__Work instructions__:
Only the pictures are omitted; repeat all other data exactly.

-- start Given material --

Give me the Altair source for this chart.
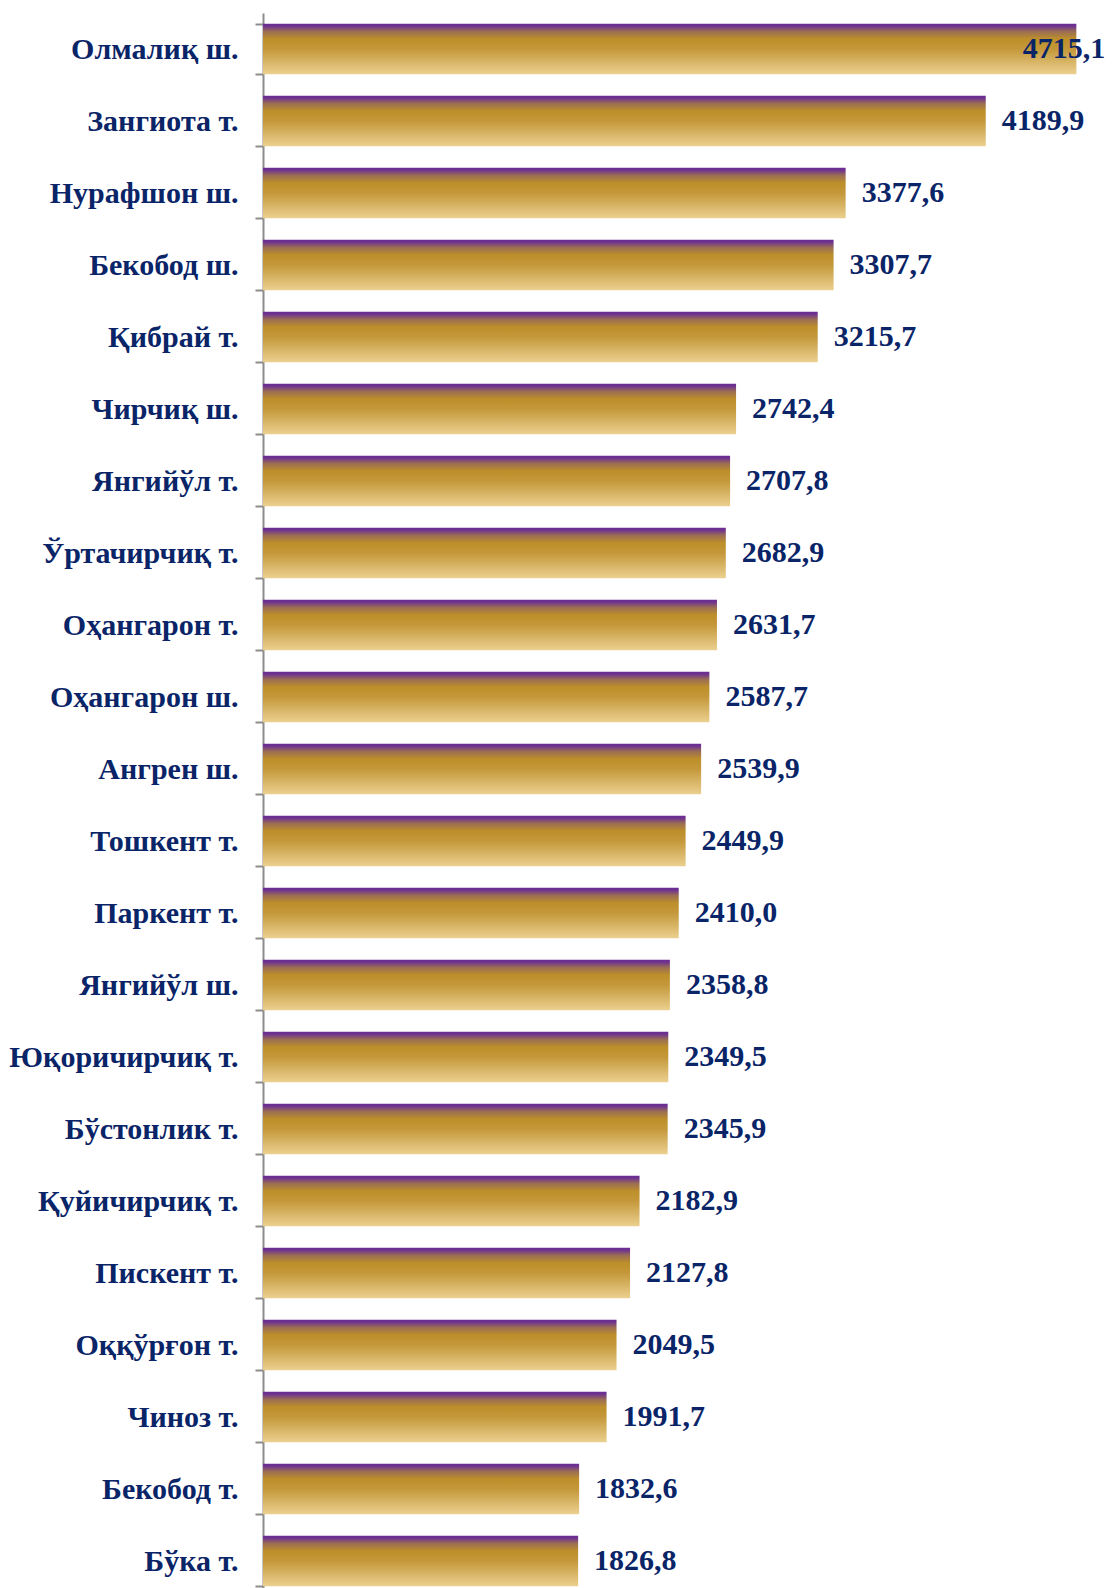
import altair as alt
import pandas as pd

categories = ["Олмалиқ ш.", "Зангиота т.", "Нурафшон ш.", "Бекобод ш.", "Қибрай т.",
              "Чирчиқ ш.", "Янгийўл т.", "Ўртачирчиқ т.", "Оҳангарон т.", "Оҳангарон ш.",
              "Ангрен ш.", "Тошкент т.", "Паркент т.", "Янгийўл ш.", "Юқоричирчиқ т.",
              "Бўстонлик т.", "Қуйичирчиқ т.", "Пискент т.", "Оққўрғон т.", "Чиноз т.",
              "Бекобод т.", "Бўка т."]
values = [4715.1, 4189.9, 3377.6, 3307.7, 3215.7, 2742.4, 2707.8, 2682.9, 2631.7, 2587.7,
          2539.9, 2449.9, 2410.0, 2358.8, 2349.5, 2345.9, 2182.9, 2127.8, 2049.5, 1991.7,
          1832.6, 1826.8]
labels = [f"{v:.1f}".replace(".", ",") for v in values]

df = pd.DataFrame({"cat": categories, "value": values, "label": labels})

FONT = "Liberation Serif"
NAVY = "#0a2468"

grad = alt.Gradient(
    gradient="linear", x1=0, x2=0, y1=0, y2=1,
    stops=[
        alt.GradientStop(color="#6a2a96", offset=0.0),
        alt.GradientStop(color="#70348e", offset=0.05),
        alt.GradientStop(color="#9a6d55", offset=0.15),
        alt.GradientStop(color="#bd8f2a", offset=0.3),
        alt.GradientStop(color="#c4983a", offset=0.5),
        alt.GradientStop(color="#ebd08f", offset=1.0),
    ],
)

y = alt.Y("cat:N", sort=categories, title=None,
          scale=alt.Scale(paddingInner=0.3, paddingOuter=0.15),
          axis=alt.Axis(labelFont=FONT, labelFontSize=30, labelFontWeight="bold",
                        labelColor=NAVY, labelPadding=17, tickSize=8, tickBand="extent",
                        tickColor="#8c8c8c", domainColor="#8c8c8c", domainWidth=2,
                        tickWidth=2, labelLimit=300))
x = alt.X("value:Q", title=None, scale=alt.Scale(domain=[0, 4800], nice=False), axis=None)

base = alt.Chart(df).encode(y=y, x=x)

bars = base.mark_bar(color=grad)
text = base.transform_filter("datum.value < 4500").mark_text(
    align="left", baseline="middle", dx=16, font=FONT, fontSize=30,
    fontWeight="bold", color=NAVY).encode(text="label:N")
text_top = base.transform_filter("datum.value >= 4500").mark_text(
    align="right", baseline="middle", dx=29, font=FONT, fontSize=30,
    fontWeight="bold", color=NAVY).encode(text="label:N")

chart = (bars + text + text_top).properties(
    width=828, height=1584,
    autosize=alt.AutoSizeParams(type="none"),
    padding={"left": 255, "top": 5, "right": 14, "bottom": 0},
).configure_view(stroke=None)

chart.save("out.html", embed_options={"renderer": "svg", "actions": False})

-- end Given material --

__Written solution__:
Give me the Altair source for this chart.
import altair as alt
import pandas as pd

categories = ["Олмалиқ ш.", "Зангиота т.", "Нурафшон ш.", "Бекобод ш.", "Қибрай т.",
              "Чирчиқ ш.", "Янгийўл т.", "Ўртачирчиқ т.", "Оҳангарон т.", "Оҳангарон ш.",
              "Ангрен ш.", "Тошкент т.", "Паркент т.", "Янгийўл ш.", "Юқоричирчиқ т.",
              "Бўстонлик т.", "Қуйичирчиқ т.", "Пискент т.", "Оққўрғон т.", "Чиноз т.",
              "Бекобод т.", "Бўка т."]
values = [4715.1, 4189.9, 3377.6, 3307.7, 3215.7, 2742.4, 2707.8, 2682.9, 2631.7, 2587.7,
          2539.9, 2449.9, 2410.0, 2358.8, 2349.5, 2345.9, 2182.9, 2127.8, 2049.5, 1991.7,
          1832.6, 1826.8]
labels = [f"{v:.1f}".replace(".", ",") for v in values]

df = pd.DataFrame({"cat": categories, "value": values, "label": labels})

FONT = "Liberation Serif"
NAVY = "#0a2468"

grad = alt.Gradient(
    gradient="linear", x1=0, x2=0, y1=0, y2=1,
    stops=[
        alt.GradientStop(color="#6a2a96", offset=0.0),
        alt.GradientStop(color="#70348e", offset=0.05),
        alt.GradientStop(color="#9a6d55", offset=0.15),
        alt.GradientStop(color="#bd8f2a", offset=0.3),
        alt.GradientStop(color="#c4983a", offset=0.5),
        alt.GradientStop(color="#ebd08f", offset=1.0),
    ],
)

y = alt.Y("cat:N", sort=categories, title=None,
          scale=alt.Scale(paddingInner=0.3, paddingOuter=0.15),
          axis=alt.Axis(labelFont=FONT, labelFontSize=30, labelFontWeight="bold",
                        labelColor=NAVY, labelPadding=17, tickSize=8, tickBand="extent",
                        tickColor="#8c8c8c", domainColor="#8c8c8c", domainWidth=2,
                        tickWidth=2, labelLimit=300))
x = alt.X("value:Q", title=None, scale=alt.Scale(domain=[0, 4800], nice=False), axis=None)

base = alt.Chart(df).encode(y=y, x=x)

bars = base.mark_bar(color=grad)
text = base.transform_filter("datum.value < 4500").mark_text(
    align="left", baseline="middle", dx=16, font=FONT, fontSize=30,
    fontWeight="bold", color=NAVY).encode(text="label:N")
text_top = base.transform_filter("datum.value >= 4500").mark_text(
    align="right", baseline="middle", dx=29, font=FONT, fontSize=30,
    fontWeight="bold", color=NAVY).encode(text="label:N")

chart = (bars + text + text_top).properties(
    width=828, height=1584,
    autosize=alt.AutoSizeParams(type="none"),
    padding={"left": 255, "top": 5, "right": 14, "bottom": 0},
).configure_view(stroke=None)

chart.save("out.html", embed_options={"renderer": "svg", "actions": False})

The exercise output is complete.